And replacing hate and anger with love, fiction with fact, and false doctrine with true, let the people of the north and the people of the south join heads, consciences, and hearts to ascertain what is our duty both to negro and white, and then join hands and do that duty.
CHAPTER XVI
THE RACE QUESTION—GENERAL AND INTRODUCTORY
1. Dense fogs from various sources have settled over this subject. The root-and-branch abolitionists have made many believe that emancipation of the slaves was the great object of the north in the brothers’ war. The authors and defenders of the three amendments—especially of the fifteenth—have made many others believe that the inferiority of the southern negro is the effect of American slavery; that the cause having been removed by emancipation he became at once ready and well prepared for the exercise of political privileges; and that the practical denial to him of this exercise is a heinous crime of the southern whites. Politicians want southern negro ballots in national conventions and the northern negro vote in elections. The bounty, both public and private, founding, sustaining, and multiplying colleges, schools, and other negro educational institutions, finds a growing host of beneficiaries—such as site-owners, who scheme to sell for two prices, those who want to be presidents, principals, professors, teachers, even janitors and floor-scrubbers, schoolbook publishers, and still others—who would keep it copiously flowing; and so they all magnify the ability of the typical negro and the benefit to him of the institutions mentioned. Respectable and influential magazines and newspapers, with an increasing number of negro readers, really believe that very many more can be added by a little effort, and so they champion what these readers favor. Persuasive speakers and writers like Mr.
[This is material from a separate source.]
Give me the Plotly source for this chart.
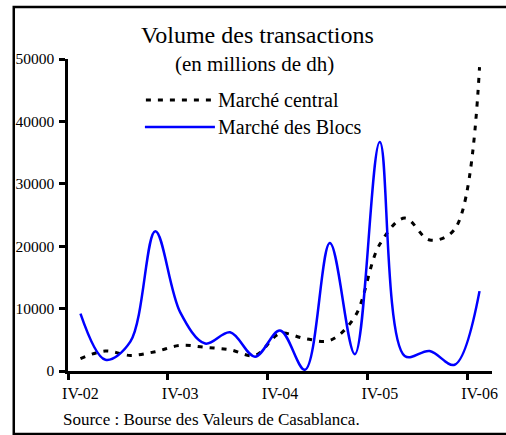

Edgar Gardner Murphy, unconsciously influenced either by employers who would always have a wage-depressing lever at command, or by those who would have Cuffee do what they ought themselves to do, overrate the importance of negro labor as a southern resource. And the last fog makers whom I shall mention are the inveterate optimists—amiable beyond expression—who will not admit that there is now any serious menace to either race in the south.
The several fogs enumerated overlay one another in an aggregate too opaque for the uncleared eye to pierce. As examples of their obscuring effect, consider anything said in the census as to the negro, and the articles “Negro Education,” “Negro in America,” and especially “Hayti” in the Encyclopedia Americana lately published. The authors of the fifteenth amendment, in making voters and rulers of late negro slaves, repeated what had been done in Hayti. It seems therefore that the Encyclopedia must tell nothing of the island but what is good. So we read in the relevant article that it abolished slavery in 1804, being “the first country to rid humanity of such a sad practice;” that there education “is compulsory and gratuitous,” a sixth of the revenues being devoted to it, and the most pleasant things concerning religion, liberal naturalization practice, natural and artificial products, railroads, telegraph, and telephone. One without other information would surely think the community greatly advanced and blessed. Its true condition is thus told in Brockhaus by somebody who does not swear by the fifteenth amendment: “It may be said in general that the country is sparsely populated, partly because of incessant civil wars, partly because of a high infant death rate.”[147]
These fogs must be lifted. Great harm to each race will follow if we persist in keeping the facts concealed.
2. Do not confound the feeling that you are different from Jew, European, protestant, catholic, absolutist, socialist, anarchist, or any other white, with the feeling that you are different from negroes; for to do this is to keep you from all clear thinking upon our present subject. The former are all of our own race, and we can and do intermarry with them to the improvement of our population. If the per cent of negroes was no greater in the south than in the north, fusion could not be a very grave matter; for should it become complete, our lily-white would not be diminished by the fraction of a shade. But to absorb the eight millions of them now in our section would make us chocolate, if not mulatto. Their color is the smallest racial objection. Although their schooling for two centuries and more in American slavery has elevated them—as Mr. Tillinghast proves—far above what they were in native slavery, still their cranial capacity, brain convolutions, and moral, intellectual, and social development—inherited without fault of theirs—from West African ancestors, are still greatly inferior to ours. Remote generations of our forefathers were much lower than the present American negroes, as Darwin admits in the oft quoted passage, describing his first sight of the Fuegians. We should never forget that the Caucasian was once on a level with those Fuegians. The negroes when they came to America were little better. And yet they have gone up so much higher, it is plain that evolution, if only permitted to work in a proper environment, will do for them what it has done for us.
But the whites cannot consent to intermarriage. That would greatly benefit the negroes. While some who have never had good opportunity of actual observation confidently contend that there are no backward or lower races, we southerners have noted all our lives that a very great majority of the negroes who climb above the level and prosper in occupation, have a large admixture of white blood. It would be an enormous rise for the mass if fusion were assured. But for us—why, we should disinherit our children of their share in the grand destiny of the Caucasian race if we made average negroes their fathers or mothers.